Jean Sibelius: Scene with Cranes
Jean Sibelius was born on 8th December 1865 in Hämeenlinna Finland. When he was ten years old, Sibelius was given a violin by his musical uncle, who soon became his musical tutor. Before studying music at university, Sibelius studied at the Imperial Alexander University, Finland. He soon transferred to the Helsinki Music Institute (now aptly named the Sibelius Academy), where he studied composition between 1885-1889. Further to this, Sibelius also studied in Berlin (1889-1890) and in Vienna (18901891), with Albert Becker and Robert Fuchs respectively.

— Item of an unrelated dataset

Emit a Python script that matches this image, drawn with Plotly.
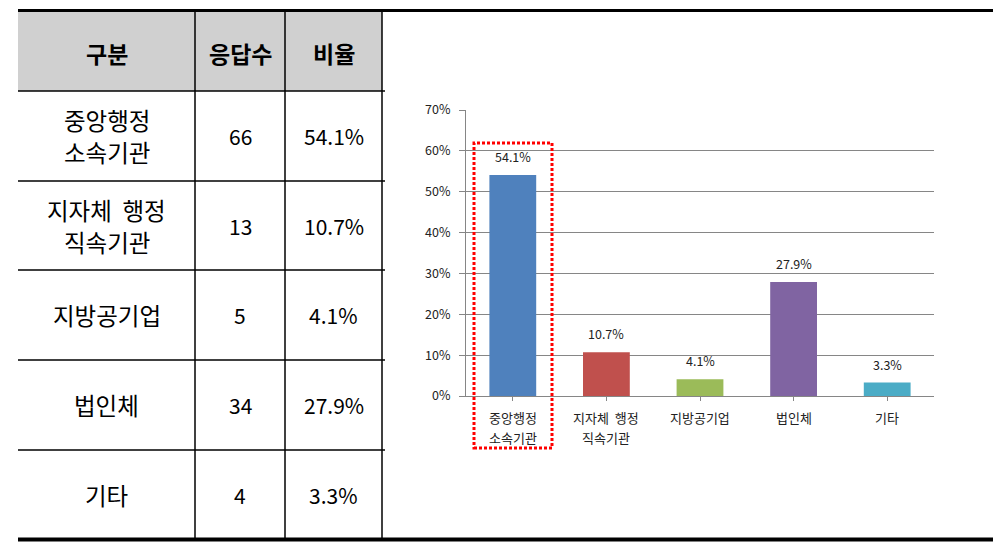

Throughout his compositional career, Sibelius largely focused on orchestral music. His main influences were Anton Bruckner, Richard Wagner and Ludwig van Beethoven. Perhaps most well-known for his symphonies and tone poems, Sibelius is recognised for his unwavering Nationalism, that often translates into his music. Finlandia, a tone poem, is a celebrated work of the composer, with other works such a Kullervo, En saga, Karelia Suite and Tapiola also being popular in concert halls.
In his old age, Sibelius was a supporter of the new generation of composers, such as Einojuhani Rautavaara, Dmitri Shostakovich, Béla Bartók and Richard Strauss. Two days before his death, it has been recorded that Sibelius:
“Was returning from his customary morning walk. Exhilarated, he told his wife Aino that he had seen a flock of cranes approaching. ‘There they come, the birds of my youth’, he exclaimed. Suddenly, one of the birds broke away from the formation and circled once above Ainola. It then rejoined the flock to continue its journey.”
Kuolema (“Death”) is a set of six works which were used as incidental music for a play by the same name written by Arvid Järnefelt. The first performance was at Helskini’s National Theatre in December, 1903. Although revised under two opus numbers after the premiere, the six original movements were as follows:
Tempo di valse lente – Poco risoluto (Act I)
Moderato (Paavali’s Song – Act II)
Moderator assai – Moderato (Elsa’s Song – Act II)
Andante (The Cranes – Act II)
Moderato (Act III)
Andante ma non tanto (Act III)
In 1904, Sibelius revised No. 1 as Valse Triste, which is now one of his most well-known works. This was premiered in Helsinki on 25th April, 1904. In 1906, Sibelius then revised No. 3 and 4, under the title Scene with Cranes. This was premiered on 14th December, 1906. Although the sister work to Valse Triste, Scene with Cranes has stayed on the outskirts of Sibelius’ repertory.
Scene with Cranes is scored for string orchestra, timpani and a pair of Bb clarinets. Beginning with the first violins, who along with the rest of the string section, are muted, play out a gentle melody. There is a feeling of staticism, which is also enhanced by the aimlessness manner of this melody. There is no centre, or solid origin of the melody, making it just appear like it is floating in thin air. The lower strings enter shortly after with soft accompaniment, and the strings work as a unit to create a very effective and dynamic unit. At times, the orchestra go down to pp in dynamic, making it atmospheric, mysterious and slightly unnerving in places.
The clarinets, who represent the cranes, are actually only heard in eight bars of this work, but these bars are prominent, and usually lead to the next section of the piece. A series of sforzandos are heard, which the clarinets react to with six calls, which represent the cranes calling out.
The second section of the work is started by a trill in the upper strings. This then, after a short pause, leads us back to the watery, atmospheric initial string motif from the beginning of the scene. The way this melody is revisited resets the tone, after the more aggressive call outs from the cranes. The lower strings then take a more prominent role, bringing the dynamic up, leading to a quieter section.
Soloists can then be heard in the cellos, violas and violins, which develop the main melodic theme. There is some sense of relief here, which makes the resolution of this work even more breathtaking. Scene With Cranes finishes with the strings slowly dying away after the small exchanges of solo lines. At this point, the timpanist also enters, for the two bars they are in, with a very soft ppp roll.
Although they are silent for a large part of this work, the clarinets are there to represent the cranes – the main piece in this musical puzzle. In mythology cranes are seen as symbolising freedom and eternal youth. It could then in fact be reasonably suggested that the cranes in this work represent the freedom that death can offer. Sibelius uses the clarinets not only to line them up with mythology, but also to highlight the music moving onto new sections after they have played. Certainly some food for thought!